To maximize your safety in all conditions we recommend one set of summer or all-season tires and one set of winter tires and one set of winter tires. All-season tires may not be sufficient for the severe winter conditions in your area.
What type of roads?
Different usage conditions require different tire characteristics.
For mainly city driving, look for:
- Braking distance: Use tires with the optimum braking distance, on both dry and wet roads.
- Longevity: City driving with its numerous stops and starts puts great demands on the tire. Choose tires with increased longevity.
- Fuel economy: Tires with low rolling resistance save fuel.
For mainly road or highway driving, look for:
- Braking distance at high speed: For maximum safety, select tires that provide optimum braking distance on both dry and wet roads.
- Comfort: For long trips, choose tires that offer comfort both in terms of vibration and noise level.
- Handling: Select tires that provide excellent grip and stability.

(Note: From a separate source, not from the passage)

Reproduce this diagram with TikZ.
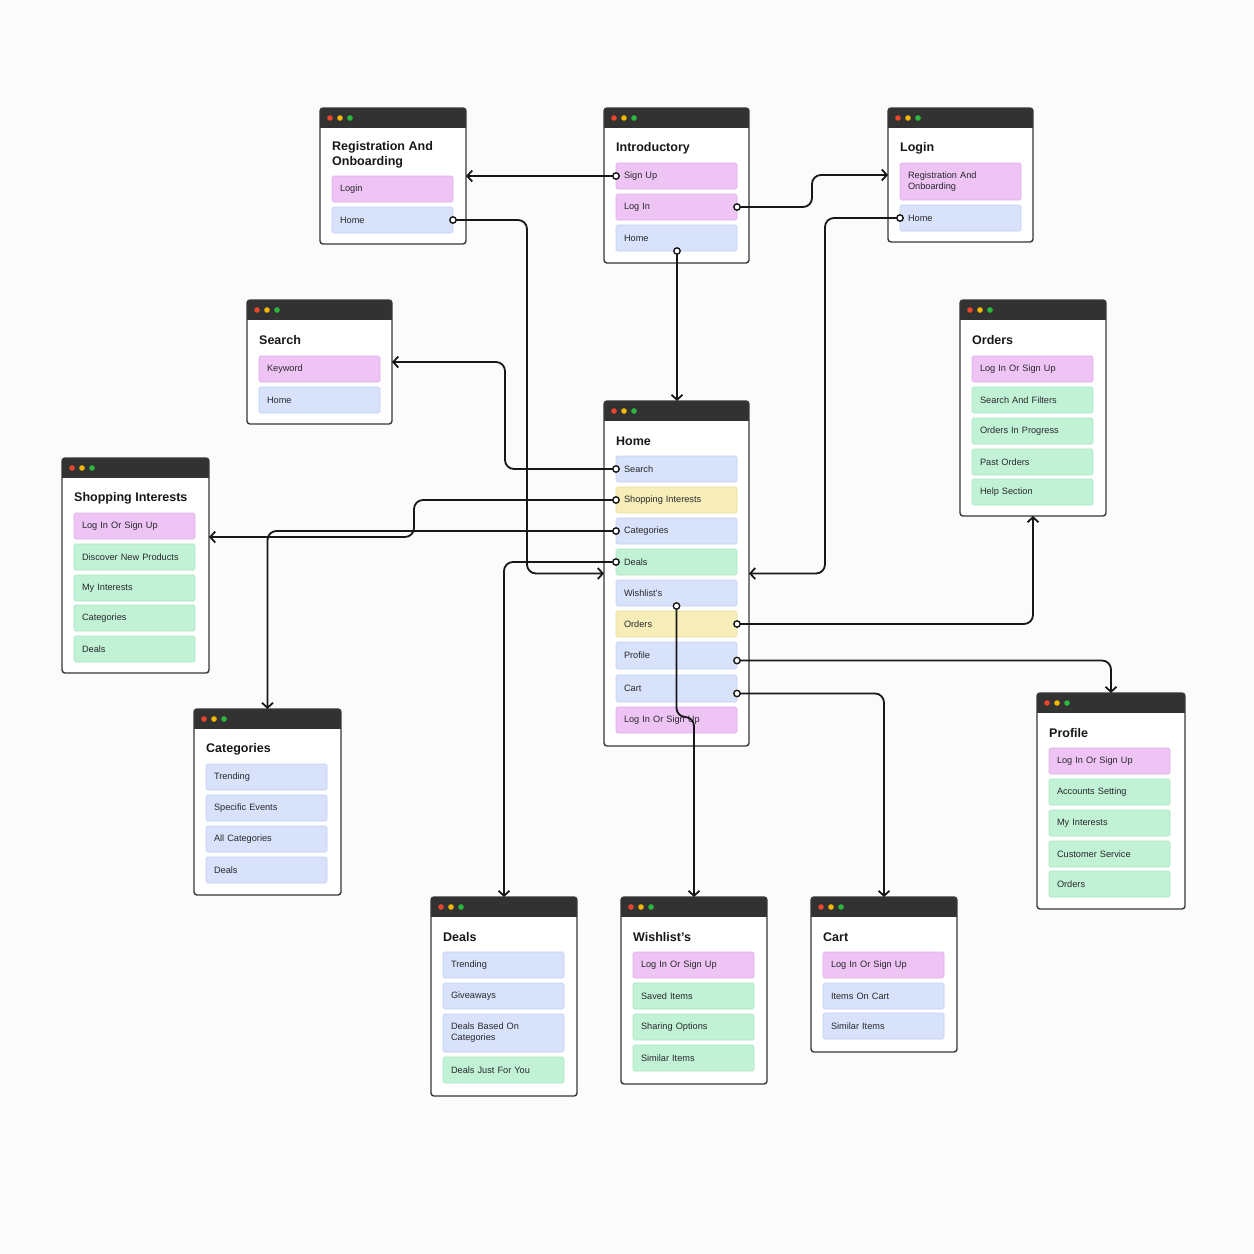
\documentclass[tikz,border=0pt]{standalone}
\usepackage{fontspec}
\setmainfont{Liberation Sans}
\usetikzlibrary{positioning, arrows.meta}
\definecolor{paper}{RGB}{251,251,251}
\definecolor{inkblack}{RGB}{24,24,24}
\definecolor{inkgray}{RGB}{40,40,44}
\definecolor{framegray}{RGB}{55,55,55}
\definecolor{barblack}{RGB}{50,50,50}
\definecolor{dotred}{RGB}{232,70,44}
\definecolor{dotyellow}{RGB}{242,183,5}
\definecolor{dotgreen}{RGB}{45,184,61}
\definecolor{pinkfill}{RGB}{238,196,244}
\definecolor{pinkline}{RGB}{224,176,238}
\definecolor{bluefill}{RGB}{216,226,251}
\definecolor{blueline}{RGB}{195,208,245}
\definecolor{yellowfill}{RGB}{247,237,184}
\definecolor{yellowline}{RGB}{235,221,150}
\definecolor{greenfill}{RGB}{194,242,214}
\definecolor{greenline}{RGB}{168,230,194}

\tikzset{
  window/.style={draw=framegray, line width=1.4pt, fill=white, rounded corners=3pt,
    anchor=north west, inner sep=0pt, outer sep=0pt,
    path picture={
      \fill[barblack, sharp corners] (path picture bounding box.north west)
        rectangle ([yshift=-20pt]path picture bounding box.north east);
      \fill[dotred] ([xshift=10pt,yshift=-10pt]path picture bounding box.north west) circle (2.8pt);
      \fill[dotyellow] ([xshift=20pt,yshift=-10pt]path picture bounding box.north west) circle (2.8pt);
      \fill[dotgreen] ([xshift=30pt,yshift=-10pt]path picture bounding box.north west) circle (2.8pt);
    }},
  ttl/.style={anchor=west, inner sep=0pt, align=left, text=inkblack,
    font=\fontsize{12.5}{14.5}\selectfont\bfseries},
  itm/.style={anchor=north west, text width=105pt, inner xsep=8pt, inner ysep=0pt,
    minimum height=26pt, align=left, text=inkgray, rounded corners=1.5pt,
    line width=0.6pt, outer sep=0pt, font=\fontsize{9.2}{11}\selectfont},
  itmpink/.style={itm, fill=pinkfill, draw=pinkline},
  itmblue/.style={itm, fill=bluefill, draw=blueline},
  itmyellow/.style={itm, fill=yellowfill, draw=yellowline},
  itmgreen/.style={itm, fill=greenfill, draw=greenline},
  link/.style={draw=inkblack, line width=1.8pt, rounded corners=9pt,
    -{Straight Barb[length=5pt,width=11pt]}},
  pin/.style={draw=inkblack, fill=white, line width=1.4pt}
}

\begin{document}
\begin{tikzpicture}[x=1pt, y=-1pt]
            \useasboundingbox (0,0) rectangle (1254,1254);
            \fill[paper] (0,0) rectangle (1254,1254);

            % Ventanas (marco, barra y puntos)
            \node[window, minimum width=146pt, minimum height=136pt] (reg) at (320,108) {};
            \node[window, minimum width=145pt, minimum height=155pt] (intro) at (604,108) {};
            \node[window, minimum width=145pt, minimum height=134pt] (login) at (888,108) {};
            \node[window, minimum width=145pt, minimum height=124pt] (search) at (247,300) {};
            \node[window, minimum width=146pt, minimum height=216pt] (orders) at (960,300) {};
            \node[window, minimum width=145pt, minimum height=345pt] (home) at (604,401) {};
            \node[window, minimum width=147pt, minimum height=215pt] (shop) at (62,458) {};
            \node[window, minimum width=147pt, minimum height=186pt] (cat) at (194,709) {};
            \node[window, minimum width=148pt, minimum height=216pt] (profile) at (1037,693) {};
            \node[window, minimum width=146pt, minimum height=199pt] (deals) at (431,897) {};
            \node[window, minimum width=146pt, minimum height=187pt] (wish) at (621,897) {};
            \node[window, minimum width=146pt, minimum height=155pt] (cart) at (811,897) {};

            % Registro
            \node[ttl] (reg-title) at (332,155) {Registration And\\Onboarding};
            \node[itmpink] (reg-login) at (332,176) {Login};
            \node[itmblue] (reg-home) at (332,207) {Home};

            % Introducción
            \node[ttl] (intro-title) at (616,148) {Introductory};
            \node[itmpink] (intro-signup) at (616,163) {Sign Up};
            \node[itmpink] (intro-login) at (616,194) {Log In};
            \node[itmblue] (intro-home) at (616,225) {Home};

            % Login
            \node[ttl] (login-title) at (900,148) {Login};
            \node[itmpink, minimum height=37pt] (login-reg) at (900,163) {Registration And\\Onboarding};
            \node[itmblue] (login-home) at (900,205) {Home};

            % Búsqueda
            \node[ttl] (search-title) at (259,340.5) {Search};
            \node[itmpink] (search-key) at (259,356) {Keyword};
            \node[itmblue] (search-home) at (259,387) {Home};

            % Pedidos
            \node[ttl] (orders-title) at (972,340.5) {Orders};
            \node[itmpink] (orders-log) at (972,356) {Log In Or Sign Up};
            \node[itmgreen] (orders-filter) at (972,387) {Search And Filters};
            \node[itmgreen] (orders-prog) at (972,418) {Orders In Progress};
            \node[itmgreen] (orders-past) at (972,449) {Past Orders};
            \node[itmgreen] (orders-help) at (972,479) {Help Section};

            % Inicio (pantalla central)
            \node[ttl] (home-title) at (616,441) {Home};
            \node[itmblue] (home-search) at (616,456) {Search};
            \node[itmyellow] (home-shop) at (616,487) {Shopping Interests};
            \node[itmblue] (home-cat) at (616,518) {Categories};
            \node[itmgreen] (home-deals) at (616,549) {Deals};
            \node[itmblue] (home-wish) at (616,580) {Wishlist's};
            \node[itmyellow] (home-orders) at (616,611) {Orders};
            \node[itmblue, minimum height=27pt] (home-profile) at (616,642) {Profile};
            \node[itmblue, minimum height=27pt] (home-cart) at (616,675) {Cart};
            \node[itmpink] (home-log) at (616,707) {Log In Or Sign Up};

            % Intereses
            \node[ttl] (shop-title) at (74,498) {Shopping Interests};
            \node[itmpink] (shop-log) at (74,513) {Log In Or Sign Up};
            \node[itmgreen] (shop-new) at (74,544) {Discover New Products};
            \node[itmgreen] (shop-mine) at (74,575) {My Interests};
            \node[itmgreen] (shop-cat) at (74,605) {Categories};
            \node[itmgreen] (shop-deals) at (74,636) {Deals};

            % Categorías
            \node[ttl] (cat-title) at (206,749) {Categories};
            \node[itmblue] (cat-trend) at (206,764) {Trending};
            \node[itmblue] (cat-events) at (206,795) {Specific Events};
            \node[itmblue] (cat-all) at (206,826) {All Categories};
            \node[itmblue] (cat-deals) at (206,857) {Deals};

            % Perfil
            \node[ttl] (profile-title) at (1049,733) {Profile};
            \node[itmpink] (profile-log) at (1049,748) {Log In Or Sign Up};
            \node[itmgreen] (profile-acc) at (1049,779) {Accounts Setting};
            \node[itmgreen] (profile-mine) at (1049,810) {My Interests};
            \node[itmgreen] (profile-serv) at (1049,841) {Customer Service};
            \node[itmgreen] (profile-orders) at (1049,871) {Orders};

            % Ofertas
            \node[ttl] (deals-title) at (443,937) {Deals};
            \node[itmblue] (deals-trend) at (443,952) {Trending};
            \node[itmblue] (deals-give) at (443,983) {Giveaways};
            \node[itmblue, minimum height=38pt] (deals-cat) at (443,1014) {Deals Based On\\Categories};
            \node[itmgreen] (deals-you) at (443,1057) {Deals Just For You};

            % Lista de deseos
            \node[ttl] (wish-title) at (633,937) {Wishlist's};
            \node[itmpink] (wish-log) at (633,952) {Log In Or Sign Up};
            \node[itmgreen] (wish-saved) at (633,983) {Saved Items};
            \node[itmgreen] (wish-share) at (633,1014) {Sharing Options};
            \node[itmgreen] (wish-similar) at (633,1045) {Similar Items};

            % Carrito
            \node[ttl] (cart-title) at (823,937) {Cart};
            \node[itmpink] (cart-log) at (823,952) {Log In Or Sign Up};
            \node[itmblue] (cart-items) at (823,983) {Items On Cart};
            \node[itmblue] (cart-similar) at (823,1013) {Similar Items};

            % Conexiones de la parte superior
            \draw[link] (intro-signup.west) -- (intro-signup.west -| reg.east);
            \draw[link] (intro-login.east) -- ++(75,0) |- (login.west);
            \draw[link] ([xshift=0.5pt]intro-home.south) -- ([xshift=0.5pt]home.north);
            \draw[link] (login-home.west) -- ++(-75,0) |- (home.east);
            \draw[link] (reg-home.east) -- ++(74,0) |- (home.west);

            % Conexiones desde Home (izquierda)
            \draw[link] (home-search.west) -- ++(-111,0) |- (search.east);
            \draw[link] (home-shop.west) -- ++(-202,0) |- ([yshift=-79pt]shop.north east);
            \draw[link] (home-cat.west) -| (cat.north);
            \draw[link] (home-deals.west) -| (deals.north);

            % Conexiones desde Home (derecha y abajo)
            \draw[link] (home-wish.south) -- ++(0,111) -| (wish.north);
            \draw[link] (home-orders.east) -| (orders.south);
            \draw[link] ([yshift=-5pt]home-profile.east) -| (profile.north);
            \draw[link] ([yshift=-5pt]home-cart.east) -| (cart.north);

            % Puntos de origen
            \draw[pin] (intro-signup.west) circle (3.2pt);
            \draw[pin] (intro-login.east) circle (3.2pt);
            \draw[pin] ([xshift=0.5pt]intro-home.south) circle (3.2pt);
            \draw[pin] (login-home.west) circle (3.2pt);
            \draw[pin] (reg-home.east) circle (3.2pt);
            \draw[pin] (home-search.west) circle (3.2pt);
            \draw[pin] (home-shop.west) circle (3.2pt);
            \draw[pin] (home-cat.west) circle (3.2pt);
            \draw[pin] (home-deals.west) circle (3.2pt);
            \draw[pin] (home-wish.south) circle (3.2pt);
            \draw[pin] (home-orders.east) circle (3.2pt);
            \draw[pin] ([yshift=-5pt]home-profile.east) circle (3.2pt);
            \draw[pin] ([yshift=-5pt]home-cart.east) circle (3.2pt);
        \end{tikzpicture}
\end{document}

If you drive on unpaved roads:
- Look for tires that provide off-road traction and maximum durability.
What is your driving style?
To make sure that you enjoy your drive, look for tires that match the way you like to drive.
If you like a quiet comfortable ride, look for tires that specifically mention comfort, smooth ride, or low road noise. Generally speaking, touring tires with lower speed rating (S, T or H ratings on the sidewall) are optimized for more comfort instead of more speed – it’s recommended to never go below the speed rating specified by the manufacturer of your vehicle. Also, avoid aggressive tread designs – they may look cool but can generate lots of road noise.
If you like to feel every curve, look for tires that mention great handling or steering precision. These are often called high-performance tires and have higher speed ratings, meaning that they are optimized to provide better control and a stiffer, more precise ride.